Machine learning is at the heart of many recent developments in science and technology. Unfortunately, the critical role of humans is an often-overlooked aspect in the field. If humans use machine learning classifiers explicitly as tools or deploy models within other products, there is still a vital concern: if the users do not trust a model or a prediction, they may not use it. With the development and widespread of Deep Neural Networks (DNN), AI models’ performance has been significantly improved. While in the big-data era, the increasing impact of highly developed black-box machine learning models has drawn much recognition from several communities, the interpretability of artificial intelligence has also been studied in various contexts. Several studies of personalized agents such as recommendation systems and critical decision-making have added to the importance of machine learning explanation and AI transparency for end-users. For example, as a step towards this purpose, the legal right to explanations has been set by the European Union General Data Protection Regulation (GDPR) commission. While the present state of regulations is focused entirely on user personal data protection, more algorithmic transparency, and clarification requirements from AI systems are expected to be covered. However, the interpretability of DNN is a considerable obstacle for not only end-users but also AI scientists and engineers. The demand for predictable and accountable AI also grows as tasks with higher sensitivity and social impact are more commonly entrusted to AI services.

Explainable Artificial Intelligence (XAI) systems are born with the intention to self-explain the reasoning behind system decisions and predictions for end users. The AI explanations, either on-demand explanations or in the form of model description, could help users in many ways, such as gaining safety and fairness when relying on AI decisions.

Nevertheless, XAI methods produce results with a vague precision. Hence, an explanation is a way to verify the output decision made by an AI model or algorithm. For a cancer detection model utilizing microscopic images, an explanation can mean an input pixels’ map that contribute to the model output. For a speech recognition model, an explanation might be the power spectrum information that contributed more towards the current output decision during a particular time.

However, XAI’s definitions are often generic, and might be misleading and should integrate some form of reasoning. Moreover, there is no available general metric to measure an XAI method’s accuracy until our works.
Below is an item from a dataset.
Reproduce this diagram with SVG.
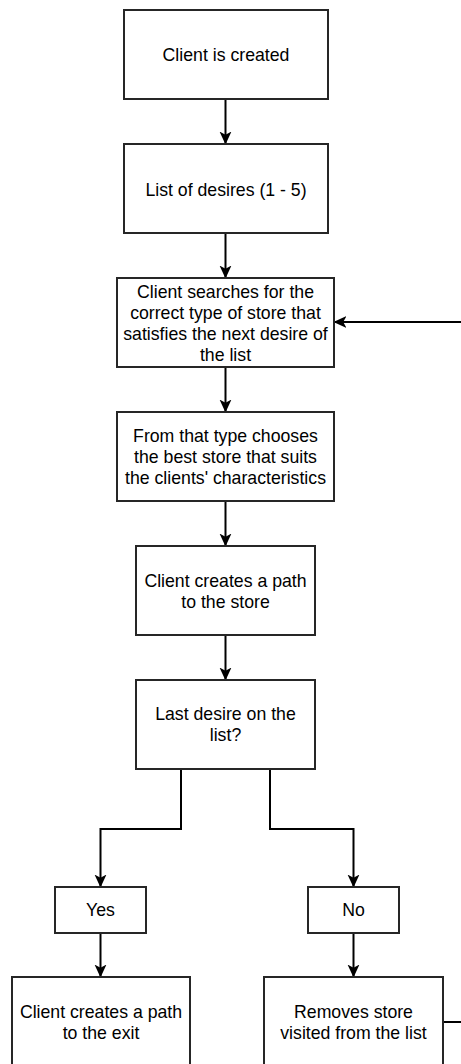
<svg xmlns="http://www.w3.org/2000/svg" width="461" height="1064" viewBox="0 0 461 1064">
<style>
.box{fill:#fff;stroke:#262626;stroke-width:2}
.t{font-family:"Liberation Sans",Arial,sans-serif;font-size:17.7px;fill:#000;text-anchor:middle}
.c{fill:none;stroke:#000;stroke-width:2}
</style>
<defs>
<marker id="ah" markerUnits="userSpaceOnUse" markerWidth="13" markerHeight="13" viewBox="0 0 12 12" refX="11.5" refY="6" orient="auto">
<path d="M0,0.5 L12,6 L0,11.5 L3,6 Z" fill="#000"/>
</marker>
</defs>
<rect width="461" height="1064" fill="#fff"/>
<g id="connectors">
<path class="c" d="M225.5,99 V144" marker-end="url(#ah)"/>
<path class="c" d="M225.5,233 V278" marker-end="url(#ah)"/>
<path class="c" d="M225.5,367 V412" marker-end="url(#ah)"/>
<path class="c" d="M225.5,501 V546" marker-end="url(#ah)"/>
<path class="c" d="M225.5,635 V680" marker-end="url(#ah)"/>
<path class="c" d="M181,769 V829 H100.5 V887" marker-end="url(#ah)"/>
<path class="c" d="M270,769 V829 H353.5 V887" marker-end="url(#ah)"/>
<path class="c" d="M100.5,933 V977" marker-end="url(#ah)"/>
<path class="c" d="M353.5,933 V977" marker-end="url(#ah)"/>
<path class="c" d="M443,1022 H478 V322 H334" marker-end="url(#ah)"/>
</g>
<g id="n1"><rect class="box" x="124" y="10" width="204" height="89"/><text class="t" x="226" y="61">Client is created</text></g>
<g id="n2"><rect class="box" x="124" y="144" width="204" height="89"/><text class="t" x="226" y="196">List of desires (1 - 5)</text></g>
<g id="n3"><rect class="box" x="117" y="278" width="217" height="89"/>
<text class="t" x="225.5"><tspan x="225.5" y="297.5">Client searches for the</tspan><tspan x="225.5" y="318.5">correct type of store that</tspan><tspan x="225.5" y="339.5">satisfies the next desire of</tspan><tspan x="225.5" y="360.5">the list</tspan></text></g>
<g id="n4"><rect class="box" x="117" y="412" width="217" height="89"/>
<text class="t" x="225.5"><tspan x="225.5" y="442">From that type chooses</tspan><tspan x="225.5" y="463">the best store that suits</tspan><tspan x="225.5" y="484">the clients' characteristics</tspan></text></g>
<g id="n5"><rect class="box" x="136" y="546" width="179" height="89"/>
<text class="t" x="225.5"><tspan x="225.5" y="587">Client creates a path</tspan><tspan x="225.5" y="608">to the store</tspan></text></g>
<g id="n6"><rect class="box" x="136" y="680" width="179" height="89"/>
<text class="t" x="225.5"><tspan x="225.5" y="720">Last desire on the</tspan><tspan x="225.5" y="741">list?</tspan></text></g>
<g id="yes"><rect class="box" x="55" y="887" width="91" height="46"/><text class="t" x="100.5" y="916">Yes</text></g>
<g id="no"><rect class="box" x="308" y="887" width="91" height="46"/><text class="t" x="353.5" y="916">No</text></g>
<g id="exit"><rect class="box" x="12" y="977" width="178" height="92"/>
<text class="t" x="101"><tspan x="101" y="1018">Client creates a path</tspan><tspan x="101" y="1039">to the exit</tspan></text></g>
<g id="remove"><rect class="box" x="264" y="977" width="179" height="92"/>
<text class="t" x="353.5"><tspan x="353.5" y="1018">Removes store</tspan><tspan x="353.5" y="1039">visited from the list</tspan></text></g>
</svg>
Consequently, this paper proposes a new evaluation XAI metric and introduces some recent work’s evaluation metrics.

The rest of this paper is organized to provide in the following order: a background on XAI methods, related work, our proposed methods and experiments. Our main contributions are summarized as follows:

– We propose a novel evaluation metrics for common XAI methods, namely Determining the Highest-Impact Segments (DHIS). It is applied with the idea of the K-Means clustering algorithm, which divides distinct clusters of pixels based on their proximity of color in the image plane.

– Also, we introduce Intersection Over Union (IOU) metrics, which is an evaluation method producing a numerical value based on the comparison between bounding boxes highlighted by an XAI method.

– We bring out a comparative evaluation between the three most popular XAI methods comprising LIME, SHAP and CAM, where we measure the impact of regions on the model’s prediction. We also show each XAI method’s best practice parameters in a specific well-explained problem, which helps practitioners know when and why they should apply XAI methods on a model.